## TASK DETAILS:
Pull each line holding "with" out of the entries below.

## TASK DATA:
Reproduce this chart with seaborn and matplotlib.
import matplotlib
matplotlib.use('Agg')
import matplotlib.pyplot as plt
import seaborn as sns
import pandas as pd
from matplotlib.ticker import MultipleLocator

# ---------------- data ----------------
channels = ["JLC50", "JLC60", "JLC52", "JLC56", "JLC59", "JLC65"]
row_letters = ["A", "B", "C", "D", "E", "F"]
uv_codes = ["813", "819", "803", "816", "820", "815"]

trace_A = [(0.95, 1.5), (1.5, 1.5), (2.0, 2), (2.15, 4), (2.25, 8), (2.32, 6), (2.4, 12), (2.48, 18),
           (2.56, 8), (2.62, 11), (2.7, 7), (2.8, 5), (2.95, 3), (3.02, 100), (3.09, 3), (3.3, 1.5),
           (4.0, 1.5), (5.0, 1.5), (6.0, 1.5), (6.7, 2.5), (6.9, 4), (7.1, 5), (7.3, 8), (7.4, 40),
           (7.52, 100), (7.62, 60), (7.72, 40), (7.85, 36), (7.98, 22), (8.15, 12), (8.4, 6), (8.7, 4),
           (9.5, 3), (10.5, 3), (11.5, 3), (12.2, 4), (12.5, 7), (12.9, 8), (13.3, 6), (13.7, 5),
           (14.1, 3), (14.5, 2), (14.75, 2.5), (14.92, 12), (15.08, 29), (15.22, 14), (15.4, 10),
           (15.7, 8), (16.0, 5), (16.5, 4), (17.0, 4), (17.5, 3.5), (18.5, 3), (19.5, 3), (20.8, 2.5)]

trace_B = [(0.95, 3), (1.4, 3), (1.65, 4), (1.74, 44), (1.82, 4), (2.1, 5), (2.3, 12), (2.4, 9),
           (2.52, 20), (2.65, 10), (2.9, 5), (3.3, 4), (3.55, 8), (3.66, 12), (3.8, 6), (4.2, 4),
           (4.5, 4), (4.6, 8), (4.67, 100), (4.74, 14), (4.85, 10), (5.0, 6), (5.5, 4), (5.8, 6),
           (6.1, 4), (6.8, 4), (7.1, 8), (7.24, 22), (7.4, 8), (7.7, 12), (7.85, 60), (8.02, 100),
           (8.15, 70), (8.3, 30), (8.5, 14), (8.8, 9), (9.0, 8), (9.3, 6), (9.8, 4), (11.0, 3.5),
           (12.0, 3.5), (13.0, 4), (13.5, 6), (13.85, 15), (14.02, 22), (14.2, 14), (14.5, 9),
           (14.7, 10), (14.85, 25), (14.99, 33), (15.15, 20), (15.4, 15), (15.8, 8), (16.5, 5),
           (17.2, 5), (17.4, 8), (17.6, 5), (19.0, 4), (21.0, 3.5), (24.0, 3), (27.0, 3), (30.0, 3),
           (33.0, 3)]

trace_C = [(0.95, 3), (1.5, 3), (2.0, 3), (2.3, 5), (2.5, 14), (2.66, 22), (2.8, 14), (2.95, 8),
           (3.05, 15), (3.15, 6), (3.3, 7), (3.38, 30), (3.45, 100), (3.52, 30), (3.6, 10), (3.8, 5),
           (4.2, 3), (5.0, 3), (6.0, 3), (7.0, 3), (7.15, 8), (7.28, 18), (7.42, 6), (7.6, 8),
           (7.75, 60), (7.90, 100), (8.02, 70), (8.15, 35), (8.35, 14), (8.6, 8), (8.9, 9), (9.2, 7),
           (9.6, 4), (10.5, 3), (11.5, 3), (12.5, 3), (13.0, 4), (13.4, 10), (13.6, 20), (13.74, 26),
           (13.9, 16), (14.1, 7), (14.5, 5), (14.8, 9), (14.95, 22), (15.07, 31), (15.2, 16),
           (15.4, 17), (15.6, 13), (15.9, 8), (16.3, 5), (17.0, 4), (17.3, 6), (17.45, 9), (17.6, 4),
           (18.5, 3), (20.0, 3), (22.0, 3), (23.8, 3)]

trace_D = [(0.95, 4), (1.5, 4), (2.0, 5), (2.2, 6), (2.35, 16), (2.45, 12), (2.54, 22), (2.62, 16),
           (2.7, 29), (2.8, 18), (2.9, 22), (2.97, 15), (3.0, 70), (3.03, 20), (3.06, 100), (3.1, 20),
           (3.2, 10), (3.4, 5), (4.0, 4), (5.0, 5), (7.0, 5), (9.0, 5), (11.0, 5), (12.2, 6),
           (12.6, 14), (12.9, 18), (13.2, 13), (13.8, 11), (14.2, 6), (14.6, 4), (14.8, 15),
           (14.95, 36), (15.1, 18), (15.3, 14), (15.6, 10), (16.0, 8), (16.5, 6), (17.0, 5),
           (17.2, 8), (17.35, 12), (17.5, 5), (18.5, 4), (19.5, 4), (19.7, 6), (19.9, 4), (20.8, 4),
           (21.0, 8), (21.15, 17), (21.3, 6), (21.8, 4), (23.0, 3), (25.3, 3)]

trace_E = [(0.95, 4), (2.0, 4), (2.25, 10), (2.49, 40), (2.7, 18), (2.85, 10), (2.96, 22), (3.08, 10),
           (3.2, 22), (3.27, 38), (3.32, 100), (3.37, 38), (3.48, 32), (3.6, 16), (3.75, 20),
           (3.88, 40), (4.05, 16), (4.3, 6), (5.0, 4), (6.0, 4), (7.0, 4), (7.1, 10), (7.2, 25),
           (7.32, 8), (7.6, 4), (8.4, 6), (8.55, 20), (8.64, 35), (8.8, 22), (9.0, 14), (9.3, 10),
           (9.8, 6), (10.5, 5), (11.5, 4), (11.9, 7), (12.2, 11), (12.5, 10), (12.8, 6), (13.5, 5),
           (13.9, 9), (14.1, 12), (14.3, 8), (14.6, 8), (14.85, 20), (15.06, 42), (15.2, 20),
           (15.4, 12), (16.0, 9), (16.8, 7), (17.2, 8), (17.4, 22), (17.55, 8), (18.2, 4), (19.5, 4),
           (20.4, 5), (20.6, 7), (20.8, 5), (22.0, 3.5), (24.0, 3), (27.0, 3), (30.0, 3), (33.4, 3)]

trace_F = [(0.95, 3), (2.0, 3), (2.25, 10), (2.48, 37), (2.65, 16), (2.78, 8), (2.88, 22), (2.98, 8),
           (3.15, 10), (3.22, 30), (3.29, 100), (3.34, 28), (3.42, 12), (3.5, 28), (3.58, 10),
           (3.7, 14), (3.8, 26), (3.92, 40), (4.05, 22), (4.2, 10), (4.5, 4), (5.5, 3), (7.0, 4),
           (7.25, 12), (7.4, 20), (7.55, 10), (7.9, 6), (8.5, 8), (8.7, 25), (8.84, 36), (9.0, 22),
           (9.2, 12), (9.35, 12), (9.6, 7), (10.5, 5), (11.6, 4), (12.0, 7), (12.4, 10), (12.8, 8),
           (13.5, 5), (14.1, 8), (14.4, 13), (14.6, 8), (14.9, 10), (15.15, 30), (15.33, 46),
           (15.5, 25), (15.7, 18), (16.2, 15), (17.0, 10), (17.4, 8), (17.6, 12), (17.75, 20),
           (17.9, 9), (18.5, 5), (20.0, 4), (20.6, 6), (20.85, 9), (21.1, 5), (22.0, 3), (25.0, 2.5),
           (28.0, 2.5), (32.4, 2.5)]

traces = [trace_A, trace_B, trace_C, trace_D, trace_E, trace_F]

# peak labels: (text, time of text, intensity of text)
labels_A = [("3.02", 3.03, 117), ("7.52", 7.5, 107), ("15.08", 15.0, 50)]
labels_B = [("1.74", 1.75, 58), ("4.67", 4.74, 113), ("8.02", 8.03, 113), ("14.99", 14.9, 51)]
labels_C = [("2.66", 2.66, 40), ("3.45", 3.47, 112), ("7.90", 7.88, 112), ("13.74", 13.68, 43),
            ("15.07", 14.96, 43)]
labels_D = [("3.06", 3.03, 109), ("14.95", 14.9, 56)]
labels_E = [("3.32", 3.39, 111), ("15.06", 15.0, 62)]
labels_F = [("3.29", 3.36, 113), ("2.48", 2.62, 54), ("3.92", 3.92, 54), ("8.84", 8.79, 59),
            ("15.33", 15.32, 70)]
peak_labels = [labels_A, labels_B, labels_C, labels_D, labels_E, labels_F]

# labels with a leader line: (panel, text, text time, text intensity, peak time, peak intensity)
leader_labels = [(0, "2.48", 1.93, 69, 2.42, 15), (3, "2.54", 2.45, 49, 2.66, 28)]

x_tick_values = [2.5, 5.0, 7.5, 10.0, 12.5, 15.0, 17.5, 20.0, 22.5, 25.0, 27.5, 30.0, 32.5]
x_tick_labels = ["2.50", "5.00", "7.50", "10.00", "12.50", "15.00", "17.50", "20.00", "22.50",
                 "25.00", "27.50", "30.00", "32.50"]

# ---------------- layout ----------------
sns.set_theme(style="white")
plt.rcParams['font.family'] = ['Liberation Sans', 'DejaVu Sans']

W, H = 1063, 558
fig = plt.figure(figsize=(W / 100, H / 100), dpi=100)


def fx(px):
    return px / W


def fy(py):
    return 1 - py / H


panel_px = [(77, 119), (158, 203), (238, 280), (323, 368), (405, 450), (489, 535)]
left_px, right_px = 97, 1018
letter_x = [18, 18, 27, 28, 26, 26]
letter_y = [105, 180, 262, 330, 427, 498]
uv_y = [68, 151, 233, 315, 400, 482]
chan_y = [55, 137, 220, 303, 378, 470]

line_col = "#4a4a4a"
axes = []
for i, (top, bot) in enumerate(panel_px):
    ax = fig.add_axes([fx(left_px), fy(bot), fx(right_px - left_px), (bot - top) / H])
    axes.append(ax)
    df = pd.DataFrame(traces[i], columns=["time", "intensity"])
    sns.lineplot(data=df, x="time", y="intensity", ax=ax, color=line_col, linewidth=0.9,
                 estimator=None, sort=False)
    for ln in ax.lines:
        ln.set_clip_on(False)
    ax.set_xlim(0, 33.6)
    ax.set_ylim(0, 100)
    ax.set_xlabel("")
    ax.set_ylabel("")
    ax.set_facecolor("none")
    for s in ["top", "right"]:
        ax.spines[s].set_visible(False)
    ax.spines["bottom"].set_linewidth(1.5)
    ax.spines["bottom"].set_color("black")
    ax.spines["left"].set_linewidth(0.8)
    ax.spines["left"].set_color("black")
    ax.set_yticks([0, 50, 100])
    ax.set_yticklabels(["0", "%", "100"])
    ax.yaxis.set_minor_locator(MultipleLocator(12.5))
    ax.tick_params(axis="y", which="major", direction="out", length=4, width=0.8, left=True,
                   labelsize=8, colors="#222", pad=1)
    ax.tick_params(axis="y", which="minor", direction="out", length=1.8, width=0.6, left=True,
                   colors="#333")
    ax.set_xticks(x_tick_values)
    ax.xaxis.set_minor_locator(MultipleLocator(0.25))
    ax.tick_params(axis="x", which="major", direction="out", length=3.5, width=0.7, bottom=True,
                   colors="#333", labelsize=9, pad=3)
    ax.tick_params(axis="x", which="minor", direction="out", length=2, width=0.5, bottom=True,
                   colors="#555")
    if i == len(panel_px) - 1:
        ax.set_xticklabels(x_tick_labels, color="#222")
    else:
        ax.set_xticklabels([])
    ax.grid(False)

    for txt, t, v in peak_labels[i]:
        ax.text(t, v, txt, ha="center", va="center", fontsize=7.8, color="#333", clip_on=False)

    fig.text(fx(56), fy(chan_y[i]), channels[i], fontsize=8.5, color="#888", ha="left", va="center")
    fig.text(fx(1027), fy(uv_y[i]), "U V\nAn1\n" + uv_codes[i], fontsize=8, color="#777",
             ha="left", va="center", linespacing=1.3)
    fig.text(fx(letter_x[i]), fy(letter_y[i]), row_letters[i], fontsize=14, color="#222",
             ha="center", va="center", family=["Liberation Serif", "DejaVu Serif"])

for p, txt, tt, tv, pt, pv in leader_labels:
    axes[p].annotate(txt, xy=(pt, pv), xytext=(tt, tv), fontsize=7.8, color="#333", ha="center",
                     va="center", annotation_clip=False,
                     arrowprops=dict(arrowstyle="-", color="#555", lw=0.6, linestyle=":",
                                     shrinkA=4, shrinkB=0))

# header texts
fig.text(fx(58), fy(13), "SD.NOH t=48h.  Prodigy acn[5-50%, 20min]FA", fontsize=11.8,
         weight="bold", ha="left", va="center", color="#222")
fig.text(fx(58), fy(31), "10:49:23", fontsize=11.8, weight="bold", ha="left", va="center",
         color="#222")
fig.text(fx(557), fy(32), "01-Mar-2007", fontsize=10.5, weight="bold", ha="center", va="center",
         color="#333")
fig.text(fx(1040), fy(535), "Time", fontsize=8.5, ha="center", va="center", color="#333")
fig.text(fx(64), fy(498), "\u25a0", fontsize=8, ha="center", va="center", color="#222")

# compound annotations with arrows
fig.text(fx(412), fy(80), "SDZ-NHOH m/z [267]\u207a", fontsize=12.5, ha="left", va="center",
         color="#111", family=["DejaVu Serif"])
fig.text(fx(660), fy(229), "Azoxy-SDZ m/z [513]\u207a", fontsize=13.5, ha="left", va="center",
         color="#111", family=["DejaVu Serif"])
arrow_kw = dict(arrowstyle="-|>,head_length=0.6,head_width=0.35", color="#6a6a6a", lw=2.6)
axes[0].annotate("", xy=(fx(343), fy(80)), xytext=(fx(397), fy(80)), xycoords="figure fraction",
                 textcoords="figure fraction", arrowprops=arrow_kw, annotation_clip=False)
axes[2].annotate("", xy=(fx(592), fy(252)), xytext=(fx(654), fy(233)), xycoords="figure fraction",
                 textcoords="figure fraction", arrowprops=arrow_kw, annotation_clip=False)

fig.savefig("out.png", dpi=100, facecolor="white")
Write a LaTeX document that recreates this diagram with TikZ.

## TASK OUTPUT:
Reproduce this chart with seaborn and matplotlib.
# labels with a leader line: (panel, text, text time, text intensity, peak time, peak intensity)
# compound annotations with arrows
Write a LaTeX document that recreates this diagram with TikZ.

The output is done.